E empresas que atuam no agronegócio brasileiro também estão comprometidas a abrir espaço e a valorizar a presença feminina em seus próprios quadros e no setor como um todo. Com o objetivo de reconhecer estas mulheres, enaltecendo e dando voz à atuação feminina no agro, a multinacional alemã Bayer, em parceria com a Associação Brasileira do Agronegócio (ABAG), criou o Prêmio Mulheres do Agro, que já está em sua terceira edição.
De acordo com Daniela Barros, diretora de Comunicação Corporativa para a área agrícola da Bayer Brasil, com esta iniciativa, a companhia reconhece a força e a importância da mulher dentro e fora da porteira e quer contribuir para que a atuação feminina na liderança do agro seja cada vez maior, eficiente e definitiva. “Por isso, por meio do Prêmio Mulheres do Agro, estamos comprometidos em mostrar histórias de agricultoras que, diariamente, fazem a diferença na produção de alimentos no Brasil”, explica.

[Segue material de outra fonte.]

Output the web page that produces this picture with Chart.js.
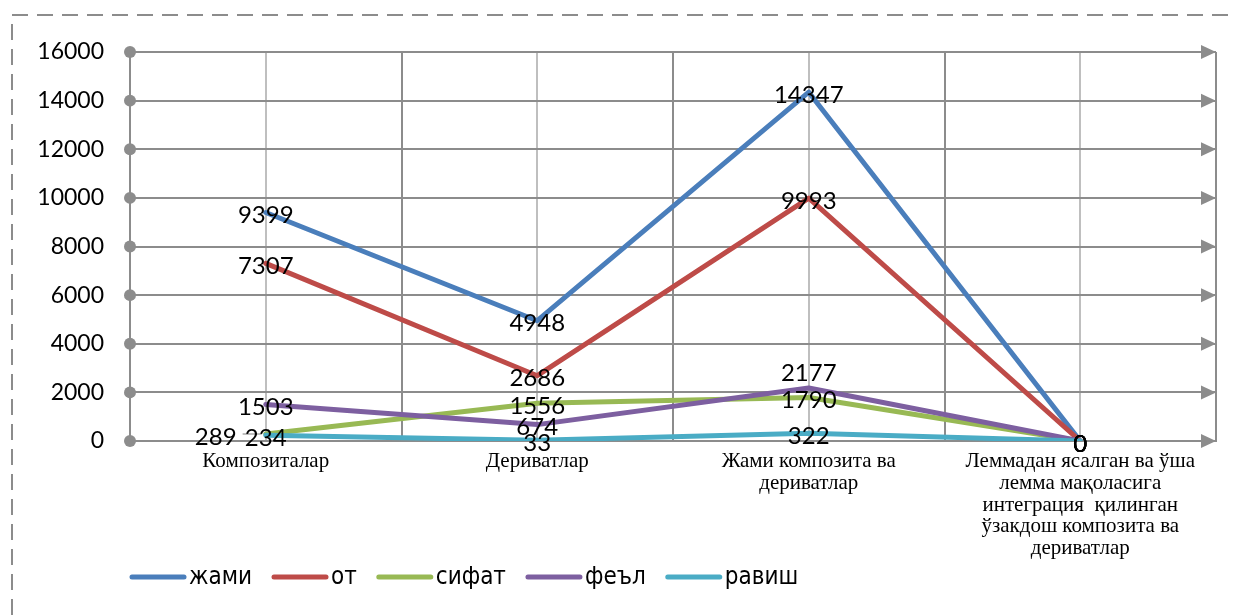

Apesar das iniciativas que já existem pela valorização da mulher e pela busca da equidade entre os gêneros no campo, Marcia tem um sonho: ver todas as propriedades rurais familiares sendo geridas pelo casal, unidos, ambos tendo total conhecimento e envolvimento nas tomadas de decisões.
“E se os homens não se dedicarem tanto quanto as mulheres em seu aperfeiçoamento profissional, também quero ver os grandes cargos de gestão agro sendo disputados apenas por mulheres”, projeta a mãe das pequenas Isabela e Heloísa. Que essas mudanças, que já estão em curso, sejam ainda mais acentuadas na década que se inicia.